L’impianto per il recupero e il trattamento deve essere autorizzato per ricevere il codice EER 170302, tramite procedura “ordinaria” o “semplificata”. In questo secondo caso (D.Lgs.152/06 art. 216), restano in vigore i limiti quantitativi massimi previsti dal DM 5/2/98 (97.830 t in ingresso stoccati in R13) e i limiti per le emissioni in atmosfera saranno quelli dell’all.1, suball. 2 dello stesso DM. Se l’impianto è invece in possesso dell’AIA o di una autorizzazione per il recupero rilasciata ai sensi degli artt. 208, 209 o 211 D.lgs. 152/06, ovvero di “autorizzazioni ordinarie”, i limiti quantitativi del rifiuto in ingresso o quelli del suo recupero come “granulato”, i valori di emissione in atmosfera e ogni altra disposizione da rispettare saranno quelle concordate con l’autorità competente.
Fin qui tutto avviene come previsto anche dalla vecchia normativa; il fresato è ancora un rifiuto e viene gestito come tale. A questo punto il DM 69/18 consente, sotto determinate condizioni e in impianto autorizzato, di attuare il processo “End of Waste”, con la sua trasformazione in “granulato di conglomerato bituminoso”.
Le condizioni previste dal DM 69/18 affinché il fresato diventi granulato sono verificate se:

  • 1) è utilizzabile per produrre miscele bituminose a caldo o a freddo, oppure per produrre aggregati conformi alla norma Uni En 13242.

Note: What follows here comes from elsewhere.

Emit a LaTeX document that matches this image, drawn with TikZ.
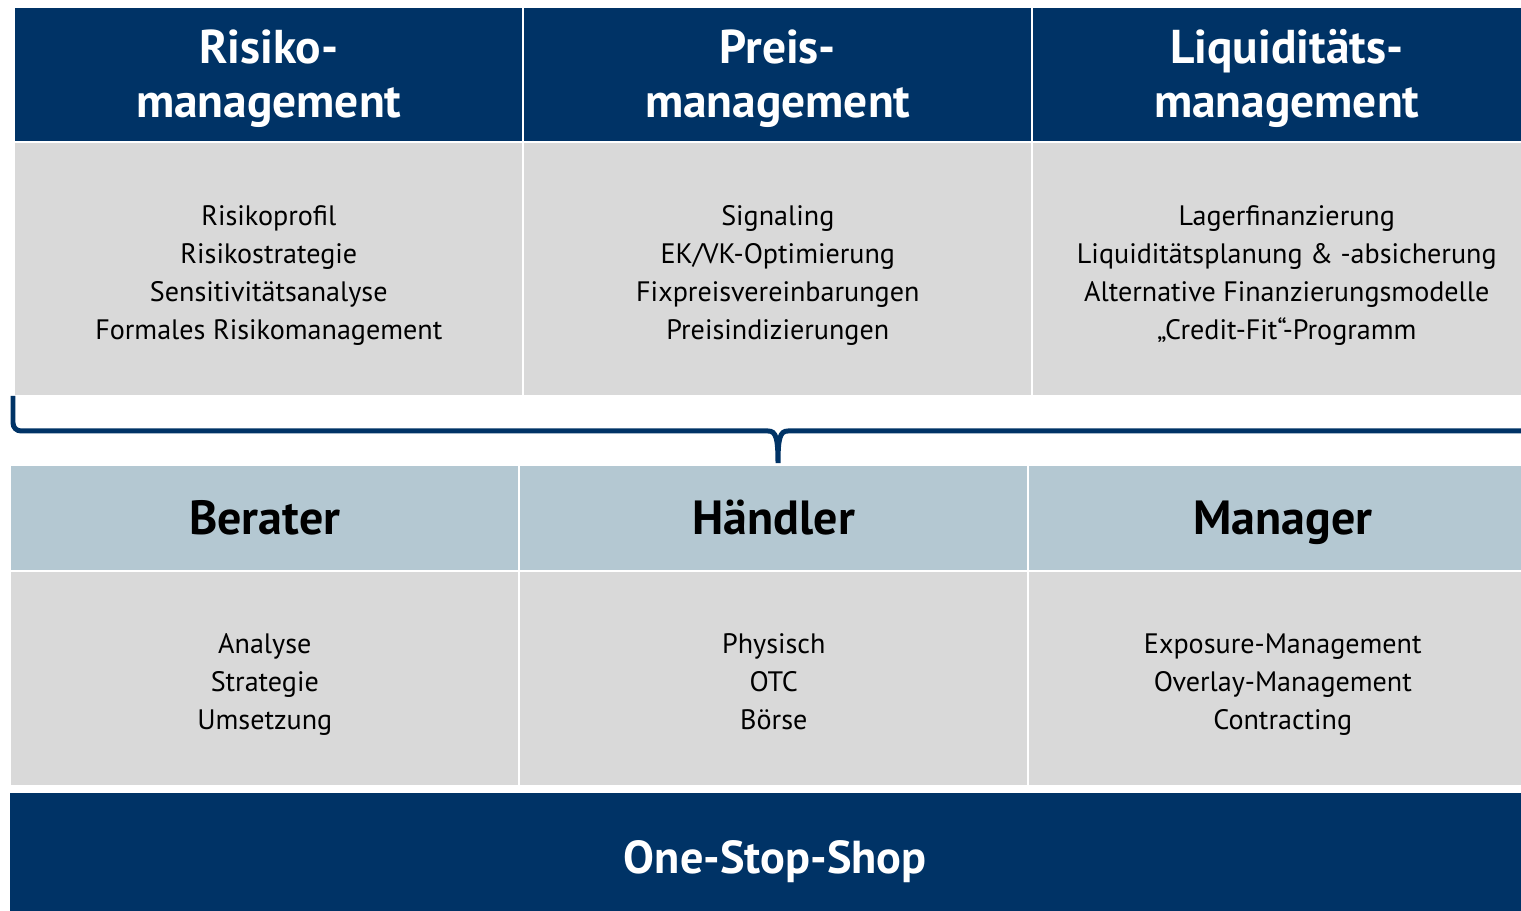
\documentclass[tikz,border=0pt]{standalone}
\usepackage{fontspec}
\setmainfont{PT Sans}
\usetikzlibrary{positioning}
\definecolor{navy}{RGB}{0,51,102}
\definecolor{steel}{RGB}{180,200,210}
\definecolor{lgray}{RGB}{217,217,217}
\newcommand{\tstrut}{\rule{0pt}{\dimexpr0.7\baselineskip+3pt\relax}}
\newcommand{\bstrut}{\rule[-\dimexpr0.3\baselineskip-3pt\relax]{0pt}{\dimexpr0.3\baselineskip-3pt\relax}}

\begin{document}
\begin{tikzpicture}[x=0.02cm,y=-0.02cm,
    cell/.style={anchor=north west,inner sep=0pt,align=center,minimum width=10.14cm},
    tophead/.style={cell,fill=navy,text=white,minimum height=2.66cm,
      font=\fontsize{27}{30.7}\selectfont\bfseries},
    topbody/.style={cell,fill=lgray,minimum height=5.04cm,
      font=\fontsize{16}{21.6}\selectfont},
    midhead/.style={cell,fill=steel,minimum height=2.08cm,
      font=\fontsize{27.3}{32}\selectfont\bfseries},
    midbody/.style={cell,fill=lgray,minimum height=4.26cm,
      font=\fontsize{16}{21.6}\selectfont},
    brace/.style={draw=navy,line width=0.1cm}]
  \useasboundingbox (0,0) rectangle (1521,911);
  \clip (0,0) rectangle (1521,911);
  % obere Reihe
  \node[tophead] (risk) at (15,8) {\tstrut Risiko-\\management\bstrut};
  \node[tophead] (preis) at (524,8) {\tstrut Preis-\\management\bstrut};
  \node[tophead] (liq) at (1033,8) {\tstrut Liquiditäts-\\management\bstrut};
  \node[topbody] (riskb) at (15,143) {\tstrut Risikoprofil\\Risikostrategie\\Sensitivitätsanalyse\\Formales Risikomanagement\bstrut};
  \node[topbody] (preisb) at (524,143) {\tstrut Signaling\\EK/VK-Optimierung\\Fixpreisvereinbarungen\\Preisindizierungen\bstrut};
  \node[topbody] (liqb) at (1033,143) {\tstrut Lagerfinanzierung\\Liquiditätsplanung \& -absicherung\\Alternative Finanzierungsmodelle\\„Credit-Fit“-Programm\bstrut};
  % Klammer
  \draw[brace] (13,396) [rounded corners=0.16cm]-- (13,431) [sharp corners]-- (768,431)
    .. controls (776,431) and (778,438) .. (778,463)
    .. controls (778,438) and (780,431) .. (788,431) -- (1540,431);
  % mittlere Reihe
  \node[midhead] (berater) at (11,466) {\tstrut Berater\bstrut};
  \node[midhead] (haendler) at (520,466) {\tstrut Händler\bstrut};
  \node[midhead] (manager) at (1029,466) {\tstrut Manager\bstrut};
  \node[midbody] (beraterb) at (11,572) {\tstrut Analyse\\Strategie\\Umsetzung\bstrut};
  \node[midbody] (haendlerb) at (520,572) {\tstrut Physisch\\OTC\\Börse\bstrut};
  \node[midbody] (managerb) at (1029,572) {\tstrut Exposure-Management\\Overlay-Management\\Contracting\bstrut};
  % unten
  \node[cell,fill=navy,text=white,minimum width=30.6cm,minimum height=2.56cm,
    font=\fontsize{26.3}{30}\selectfont\bfseries] (shop) at (10,793) {\tstrut One-Stop-Shop\bstrut};
\end{tikzpicture}
\end{document}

  • 2) il materiale, sottoposto a test di cessione, non supera i valori limite dei 19 parametri di tab. b.2.2. Vanno controllati anche quelli relativi agli IPA e all’amianto di tab. b.2.1.

  • 3) sono determinate le caratteristiche prestazionali (granulometria secondo En 933-1 e natura degli aggregati secondo En 932-3).

  • A seguito delle verifiche con esito positivo, il gestore dell’impianto di trattamento deve redigere la Dichiarazione di Conformità (DDC) in atto notorio, secondo l’Allegato II del DM 69/18, su lotti / cumuli separati di volume massimo pari a 3.000 m3.
    Quando ciascun cumulo di rifiuto raggiunge i 3.000 m3, occorre effettuare le prove di qualifica del prodotto; le prove chimiche, eseguite da un laboratorio terzo accreditato, saranno le stesse per qualsiasi destinazione finale; quelle di caratterizzazione prestazionale saranno diverse a seconda che lo si voglia reimpiegare in una miscela di conglomerato bituminoso, oppure qualificarlo come aggregato.
    Per l’utilizzo nei conglomerati bituminosi a caldo il granulato deve essere conforme alla norma Uni En 13108-8; deve essere determinata la dimensione massima del granulato e la classificazione granulometrica degli aggregati dopo l’estrazione del bitume con espressione della dimensione minima e massima (d/D).
    Per l’utilizzo come aggregato per strade, il granulato deve essere conforme alla norma Uni En 13242 e sottoposto a marcatura Ce con sistema VVCP 2+ o 4 secondo la destinazione d’uso.

    La legislazione oggi vigente presenta aspetti controversi, difficoltà di interpretazione e di attuazione. E’ possibile ipotizzare un miglioramento?
    Vi sono errori formali nel testo ed aspetti che mettono in difficoltà gli operatori. La gestione di cumuli da 3.000 m3 richiede aree distinte per la messa in riserva del rifiuto, per la sua lavorazione e per lo stoccaggio del granulato: spazi di cui non sempre l’impianto di trattamento dispone. Ma considerato che i parametri con effetto sull’ambiente vanno comunque sempre rispettati, ha senso assicurare tutta tracciabilità per qualcosa che non è più un rifiuto ?
    È previsto che i campioni siano prelevati secondo la norma Uni 10802, specifica per i rifiuti. Più appropriato sarebbe stato richiamare la norma En 932-1 sui metodi di prova per gli aggregati riciclati, più aderente alle intenzioni del provvedimento.
    I laboratori accreditati per le analisi chimiche, allo stato attuale, sul territorio sono pochissimi. Per ogni DDC rilasciata, il trasformatore deve conservare per 5 anni, inalterato, un campione del lotto, per consentire ulteriori controlli. Anche questa richiesta appare eccessiva, sebbene le imprese con registrazione Emas o certificate Iso 14001 siano esentate da tale obbligo.
    Su questi argomenti e con l’intenzione di offrire un contributo tangibile, sia agli operatori che agli enti preposti al rilascio delle autorizzazioni, Siteb sta approntando una “Position Paper”, che descrive gli aspetti salienti e propone interpretazioni operative. Queste, se colte anche dal Ministero competente, potrebbero rendere il DM 69/18 un potente strumento di “green/circular economy”, caratterizzato da procedure realmente semplici, senza rinunciare alla tutela dell’ambiente.